Piter deu de ombros.
     – Se tudo sair como o planejado – ele disse –, a Casa Harkonnen terá um subfeudo em Arrakis no prazo de um ano-padrão. Seu tio terá o governo desse feudo. O agente pessoal do barão mandará em Arrakis.
     – Mais lucro – disse Feyd-Rautha.
     – Verdade – disse o barão. E pensou: Nada mais justo. Fomos nós quem domesticamos Arrakis... a não ser pelos poucos fremen mestiços que se escondem às margens do deserto... e alguns contrabandistas inofensivos, apegados ao planeta quase tanto quanto os trabalhadores nativos.
     – E as Casas Maiores irão saber que o barão destruiu os Atreides – Piter disse. – Elas irão saber.
     – Irão saber – murmurou o barão.
     – E o melhor de tudo – disse Piter – é que o duque também saberá. Ele já sabe. Já percebeu a armadilha.
     – É verdade que o duque sabe – disse o barão, e sua voz tinha um quê de tristeza. – Não haveria como não saber... o que é ainda mais digno de pena.
     O barão se afastou do globo de Arrakis. Ao sair das sombras, sua pessoa ganhou dimensão: imensa e excessivamente gorda. E com protuberâncias discretas sob as pregas de suas vestes escuras, revelando que toda aquela banha era parcialmente sustentada por suspensores portáteis presos a sua pele.
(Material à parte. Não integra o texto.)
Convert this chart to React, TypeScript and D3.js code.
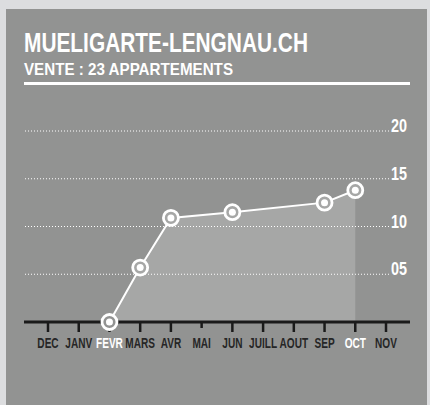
import * as d3 from "d3";

const months = ["DEC", "JANV", "FEVR", "MARS", "AVR", "MAI", "JUN", "JUILL", "AOUT", "SEP", "OCT", "NOV"];
const highlightMonths = ["FEVR", "OCT"];
const saleMonths = ["FEVR", "MARS", "AVR", "JUN", "SEP", "OCT"];
const saleValues = [0, 5.7, 10.9, 11.5, 12.5, 13.8];
const yTicks = [5, 10, 15, 20];

const W = 430;
const H = 405;
const FONT = "'Liberation Sans', Arial, sans-serif";

const PANEL = "#929392";
const AREA = "#a6a7a6";
const OUTER = "#dcdddf";

// condensed look: squeeze a normal bold font horizontally
function CondText({
	x,
	y,
	sx,
	children,
	...rest
}: { x: number; y: number; sx: number; children: any } & Record<string, any>) {
	return (
		<text transform={`translate(${x},${y}) scale(${sx},1)`} fontWeight="bold" {...rest}>
			{children}
		</text>
	);
}

export default function App() {
	const x = d3.scalePoint<string>().domain(months).range([48, 386]);
	const y = d3.scaleLinear().domain([0, 20]).range([322, 131]);

	const points = saleMonths.map((m, i) => ({ m, v: saleValues[i] }));

	const line = d3
		.line<{ m: string; v: number }>()
		.x((d) => x(d.m)!)
		.y((d) => y(d.v));
	const area = d3
		.area<{ m: string; v: number }>()
		.x((d) => x(d.m)!)
		.y0(y(0))
		.y1((d) => y(d.v));

	return (
		<svg
			width={W}
			height={H}
			style={{ position: "absolute", left: 0, top: 0, display: "block" }}
			fontFamily={FONT}
		>
			<rect width={W} height={H} fill={OUTER} />
			<rect x={6} y={9} width={421} height={H - 9} fill={PANEL} />

			<text
				x={24}
				y={52}
				fill="#fff"
				fontSize={28}
				fontWeight="bold"
				textLength={284}
				lengthAdjust="spacingAndGlyphs"
			>
				MUELIGARTE-LENGNAU.CH
			</text>
			<text
				x={24}
				y={75}
				fill="#fff"
				fontSize={16.3}
				fontWeight="bold"
				textLength={209}
				lengthAdjust="spacingAndGlyphs"
			>
				VENTE : 23 APPARTEMENTS
			</text>
			<rect x={24} y={82} width={386} height={3} fill="#fff" />

			{/* area under curve */}
			<path d={area(points) ?? ""} fill={AREA} />

			{/* grid */}
			{yTicks.map((t) => (
				<g key={t}>
					<line
						x1={25}
						x2={390}
						y1={y(t)}
						y2={y(t)}
						stroke="#fff"
						strokeWidth={1}
						strokeDasharray="1 2"
					/>
					<CondText x={391} y={y(t) + 1} sx={0.8} fill="#fff" fontSize={18}>
						{t < 10 ? "0" + t : t}
					</CondText>
				</g>
			))}

			{/* axis */}
			<rect x={24} y={320.5} width={386} height={3} fill="#1a1a1a" />
			{months.map((m) => (
				<g key={m}>
					<line
						x1={x(m)}
						x2={x(m)}
						y1={322}
						y2={m === "MAI" ? 328 : 332}
						stroke="#1a1a1a"
						strokeWidth={2.5}
					/>
					<CondText
						x={x(m)!}
						y={348}
						sx={0.72}
						textAnchor="middle"
						fontSize={14}
						fill={highlightMonths.includes(m) ? "#fff" : "#262626"}
					>
						{m}
					</CondText>
				</g>
			))}

			<path d={line(points) ?? ""} fill="none" stroke="#fff" strokeWidth={2} />
			{points.map((p) => (
				<g key={p.m} transform={`translate(${x(p.m)},${y(p.v)})`}>
					<circle r={7.5} fill={p.v === 0 ? PANEL : AREA} stroke="#fff" strokeWidth={2.8} />
					<circle r={3.5} fill="#fff" />
				</g>
			))}
		</svg>
	);
}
Ele talvez pesasse realmente duzentos quilos-padrão, mas seus pés não carregavam mais do que cinquenta.
     – Tenho fome – ribombou o barão, esfregando os lábios salientes com a mão cheia de anéis e olhando feio para Feyd-Rautha, com seus olhos gordos. – Mande trazer a comida, meu querido. Vamos comer antes de nos recolhermos.